L’alternance entre gros morceaux rock/rap vénères (« Rhymin And Stealin’ », « Fight For Your Right », « No Sleep Till Brooklyn ») et hip hop old school plus classique (« Posse In Effect », « Brass Monkey », « Paul Revere ») est savoureuse.
A l’image de leur style vestimentaire inimitable (survet’ Adidas, casquette à l’envers, chaîne en or qui brille), les Beastie Boys osent tout. On leur a demandé de se lâcher, fallait pas le dire deux fois…

Mix Master Mike fait parler les platines sur « The New Style », les 3 MCs balancent des textes affreusement sexistes (à prendre au 12e degré) sur la génialement débile « Girls ». On est loin des textes revendicatifs de Public Enemy, les Beastie revendiquent, eux, le droit de faire la fête sur « Fight For Your Right » qui deviendra un hymne. Le morceau n’est pas franchement ce qu’ils ont fait de plus abouti mais ça reste un incroyable défouloir. Le riff, les paroles, interprétés par d’autres pourraient donner un résultat affreusement ringard, ici on a la confirmation que tout ce que touchent les Beastie se transforme en cool.

Tout ce petit monde s’éclate et Rick Rubin se frotte les mains, tout heureux d’avoir déniché la nouvelle poule aux œufs d’or. Et Brooklyn tient ses nouveaux portes paroles et héros, notamment grâce à l’imparable « No Sleep Till Brooklyn » (inspiré du live No Sleep Till Hammersmith de Motörhead) et le riff de Kerry King (Slayer) trempé dans l’acier. Zack De La Rocha et Tom Morello prennent des notes pour plus tard.

Dans le registre léger et fendard, « Brass Monkey » fait office de parfait divertissement. Quand « Slow And Low », son faux rythme et ses coups de poignards à six cordes, finit d’achever les éventuels sceptiques.

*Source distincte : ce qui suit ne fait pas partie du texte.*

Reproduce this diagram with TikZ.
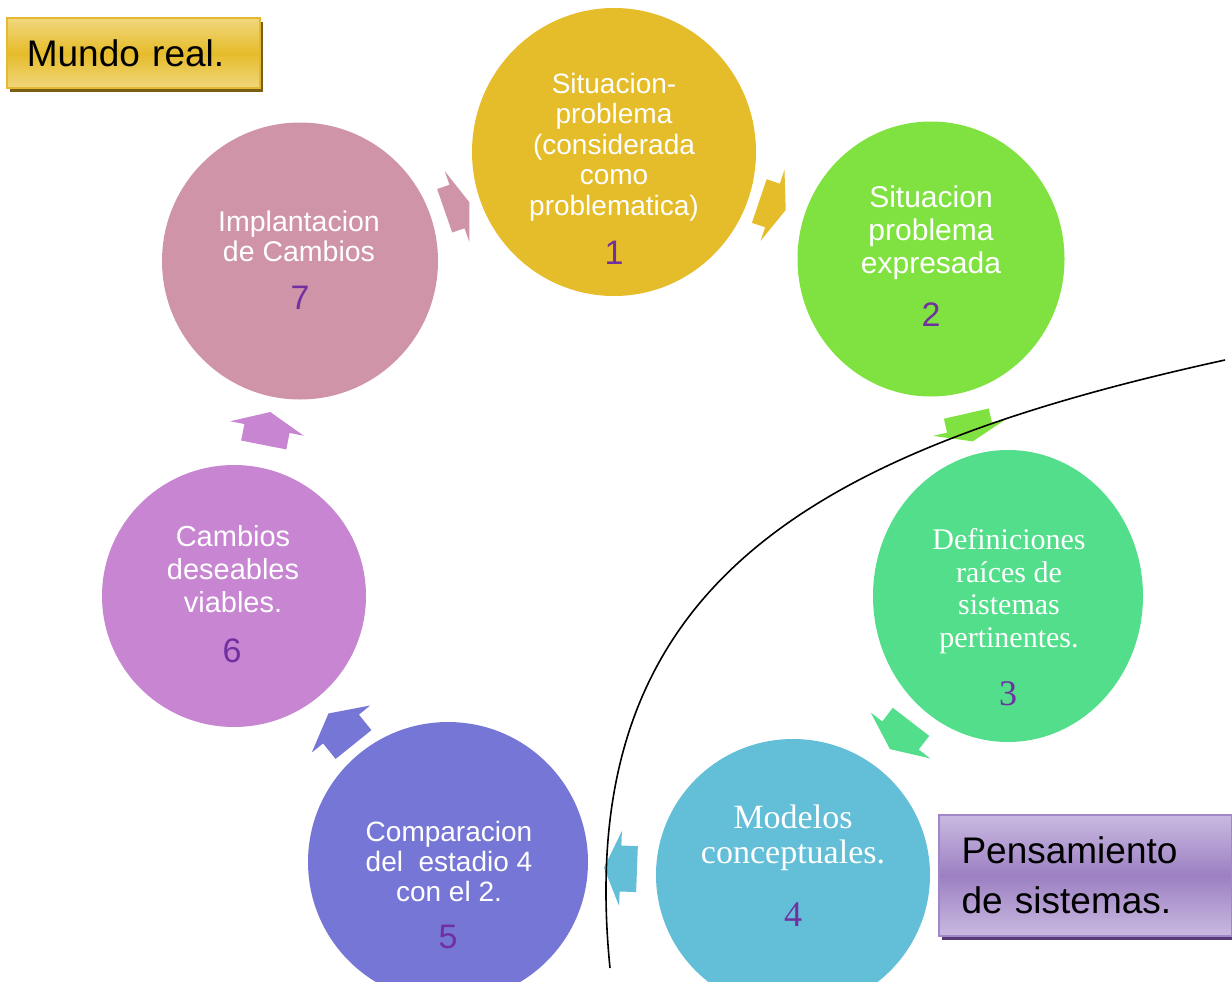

Rolling Stone se fendra d’une formule restée célèbre : « Trois idiots créent un chef-d’oeuvre ». Bien résumé.
En 13 morceaux, les Beastie Boys imposent leur style et montrent qu’une nouvelle voie est possible dans le rap. Ce sera la leur, inimitable, toute leur carrière. Malgré quelques légères baisses de rythme (les Beastie débutent, se rodent aussi), ce disque, s’il n’est pas leur meilleur, reste un formidable testament 30 ans après d’un groupe majeur de l’histoire du rap. Et de la musique.